### Short problem
Take the entries below and reproduce them word for word.

Begin Source data

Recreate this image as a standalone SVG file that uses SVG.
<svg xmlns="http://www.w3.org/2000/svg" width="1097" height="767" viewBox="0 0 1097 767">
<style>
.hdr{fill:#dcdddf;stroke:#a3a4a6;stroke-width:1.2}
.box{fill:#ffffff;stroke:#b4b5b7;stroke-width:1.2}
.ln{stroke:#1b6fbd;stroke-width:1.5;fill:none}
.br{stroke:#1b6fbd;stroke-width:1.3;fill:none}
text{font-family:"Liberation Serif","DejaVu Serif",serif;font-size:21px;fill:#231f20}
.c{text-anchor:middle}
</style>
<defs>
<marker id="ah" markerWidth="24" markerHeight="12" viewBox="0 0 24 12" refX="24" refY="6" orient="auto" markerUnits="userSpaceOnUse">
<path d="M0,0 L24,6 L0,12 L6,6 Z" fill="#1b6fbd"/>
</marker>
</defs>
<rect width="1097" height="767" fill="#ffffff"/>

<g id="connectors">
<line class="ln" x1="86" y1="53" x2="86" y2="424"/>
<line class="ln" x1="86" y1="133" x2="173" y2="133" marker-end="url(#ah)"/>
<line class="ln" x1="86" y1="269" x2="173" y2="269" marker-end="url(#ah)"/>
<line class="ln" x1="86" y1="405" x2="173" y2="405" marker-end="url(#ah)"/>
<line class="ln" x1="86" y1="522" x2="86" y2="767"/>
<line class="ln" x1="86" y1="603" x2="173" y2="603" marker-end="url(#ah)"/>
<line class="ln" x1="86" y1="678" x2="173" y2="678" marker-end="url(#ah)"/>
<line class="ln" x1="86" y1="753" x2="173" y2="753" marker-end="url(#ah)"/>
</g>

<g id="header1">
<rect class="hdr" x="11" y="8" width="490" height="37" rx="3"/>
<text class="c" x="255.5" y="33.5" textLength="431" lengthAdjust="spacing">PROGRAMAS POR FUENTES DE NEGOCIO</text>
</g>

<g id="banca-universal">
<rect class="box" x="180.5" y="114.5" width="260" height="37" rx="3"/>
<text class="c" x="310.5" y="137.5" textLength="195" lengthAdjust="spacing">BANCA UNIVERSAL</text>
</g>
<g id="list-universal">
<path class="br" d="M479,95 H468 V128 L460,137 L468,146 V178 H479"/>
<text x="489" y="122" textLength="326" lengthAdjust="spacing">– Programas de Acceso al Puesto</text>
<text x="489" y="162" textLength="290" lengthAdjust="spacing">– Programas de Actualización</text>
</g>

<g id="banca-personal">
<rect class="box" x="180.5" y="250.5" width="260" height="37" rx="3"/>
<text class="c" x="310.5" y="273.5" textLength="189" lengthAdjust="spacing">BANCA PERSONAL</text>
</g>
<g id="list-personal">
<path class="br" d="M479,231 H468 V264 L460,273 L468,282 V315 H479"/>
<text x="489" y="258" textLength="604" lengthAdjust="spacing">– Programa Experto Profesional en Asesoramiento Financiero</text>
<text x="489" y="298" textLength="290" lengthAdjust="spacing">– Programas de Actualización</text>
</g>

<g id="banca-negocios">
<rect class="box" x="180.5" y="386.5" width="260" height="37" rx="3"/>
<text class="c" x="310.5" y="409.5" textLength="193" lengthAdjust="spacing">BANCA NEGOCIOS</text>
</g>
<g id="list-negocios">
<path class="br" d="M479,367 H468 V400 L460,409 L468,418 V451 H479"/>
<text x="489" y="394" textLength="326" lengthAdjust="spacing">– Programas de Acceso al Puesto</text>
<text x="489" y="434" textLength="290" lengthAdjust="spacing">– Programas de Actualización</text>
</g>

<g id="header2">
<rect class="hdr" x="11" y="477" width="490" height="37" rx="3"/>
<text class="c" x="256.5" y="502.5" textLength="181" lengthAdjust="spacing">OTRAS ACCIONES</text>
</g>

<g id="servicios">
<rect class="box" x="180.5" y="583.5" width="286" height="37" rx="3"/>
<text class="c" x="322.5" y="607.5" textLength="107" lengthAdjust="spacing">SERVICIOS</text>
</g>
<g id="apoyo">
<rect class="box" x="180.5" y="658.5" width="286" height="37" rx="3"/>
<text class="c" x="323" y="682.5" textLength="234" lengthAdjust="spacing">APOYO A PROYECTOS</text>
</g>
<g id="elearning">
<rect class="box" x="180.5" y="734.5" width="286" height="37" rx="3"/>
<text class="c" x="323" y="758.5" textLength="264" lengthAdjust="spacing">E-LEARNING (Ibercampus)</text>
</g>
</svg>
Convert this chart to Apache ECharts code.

End Source data

### Finished exercise
Recreate this image as a standalone SVG file that uses SVG.
<svg xmlns="http://www.w3.org/2000/svg" width="1097" height="767" viewBox="0 0 1097 767">
<style>
.hdr{fill:#dcdddf;stroke:#a3a4a6;stroke-width:1.2}
.box{fill:#ffffff;stroke:#b4b5b7;stroke-width:1.2}
.ln{stroke:#1b6fbd;stroke-width:1.5;fill:none}
.br{stroke:#1b6fbd;stroke-width:1.3;fill:none}
text{font-family:"Liberation Serif","DejaVu Serif",serif;font-size:21px;fill:#231f20}
.c{text-anchor:middle}
</style>
<defs>
<marker id="ah" markerWidth="24" markerHeight="12" viewBox="0 0 24 12" refX="24" refY="6" orient="auto" markerUnits="userSpaceOnUse">
<path d="M0,0 L24,6 L0,12 L6,6 Z" fill="#1b6fbd"/>
</marker>
</defs>
<rect width="1097" height="767" fill="#ffffff"/>

<g id="connectors">
<line class="ln" x1="86" y1="53" x2="86" y2="424"/>
<line class="ln" x1="86" y1="133" x2="173" y2="133" marker-end="url(#ah)"/>
<line class="ln" x1="86" y1="269" x2="173" y2="269" marker-end="url(#ah)"/>
<line class="ln" x1="86" y1="405" x2="173" y2="405" marker-end="url(#ah)"/>
<line class="ln" x1="86" y1="522" x2="86" y2="767"/>
<line class="ln" x1="86" y1="603" x2="173" y2="603" marker-end="url(#ah)"/>
<line class="ln" x1="86" y1="678" x2="173" y2="678" marker-end="url(#ah)"/>
<line class="ln" x1="86" y1="753" x2="173" y2="753" marker-end="url(#ah)"/>
</g>

<g id="header1">
<rect class="hdr" x="11" y="8" width="490" height="37" rx="3"/>
<text class="c" x="255.5" y="33.5" textLength="431" lengthAdjust="spacing">PROGRAMAS POR FUENTES DE NEGOCIO</text>
</g>

<g id="banca-universal">
<rect class="box" x="180.5" y="114.5" width="260" height="37" rx="3"/>
<text class="c" x="310.5" y="137.5" textLength="195" lengthAdjust="spacing">BANCA UNIVERSAL</text>
</g>
<g id="list-universal">
<path class="br" d="M479,95 H468 V128 L460,137 L468,146 V178 H479"/>
<text x="489" y="122" textLength="326" lengthAdjust="spacing">– Programas de Acceso al Puesto</text>
<text x="489" y="162" textLength="290" lengthAdjust="spacing">– Programas de Actualización</text>
</g>

<g id="banca-personal">
<rect class="box" x="180.5" y="250.5" width="260" height="37" rx="3"/>
<text class="c" x="310.5" y="273.5" textLength="189" lengthAdjust="spacing">BANCA PERSONAL</text>
</g>
<g id="list-personal">
<path class="br" d="M479,231 H468 V264 L460,273 L468,282 V315 H479"/>
<text x="489" y="258" textLength="604" lengthAdjust="spacing">– Programa Experto Profesional en Asesoramiento Financiero</text>
<text x="489" y="298" textLength="290" lengthAdjust="spacing">– Programas de Actualización</text>
</g>

<g id="banca-negocios">
<rect class="box" x="180.5" y="386.5" width="260" height="37" rx="3"/>
<text class="c" x="310.5" y="409.5" textLength="193" lengthAdjust="spacing">BANCA NEGOCIOS</text>
</g>
<g id="list-negocios">
<path class="br" d="M479,367 H468 V400 L460,409 L468,418 V451 H479"/>
<text x="489" y="394" textLength="326" lengthAdjust="spacing">– Programas de Acceso al Puesto</text>
<text x="489" y="434" textLength="290" lengthAdjust="spacing">– Programas de Actualización</text>
</g>

<g id="header2">
<rect class="hdr" x="11" y="477" width="490" height="37" rx="3"/>
<text class="c" x="256.5" y="502.5" textLength="181" lengthAdjust="spacing">OTRAS ACCIONES</text>
</g>

<g id="servicios">
<rect class="box" x="180.5" y="583.5" width="286" height="37" rx="3"/>
<text class="c" x="322.5" y="607.5" textLength="107" lengthAdjust="spacing">SERVICIOS</text>
</g>
<g id="apoyo">
<rect class="box" x="180.5" y="658.5" width="286" height="37" rx="3"/>
<text class="c" x="323" y="682.5" textLength="234" lengthAdjust="spacing">APOYO A PROYECTOS</text>
</g>
<g id="elearning">
<rect class="box" x="180.5" y="734.5" width="286" height="37" rx="3"/>
<text class="c" x="323" y="758.5" textLength="264" lengthAdjust="spacing">E-LEARNING (Ibercampus)</text>
</g>
</svg>
Convert this chart to Apache ECharts code.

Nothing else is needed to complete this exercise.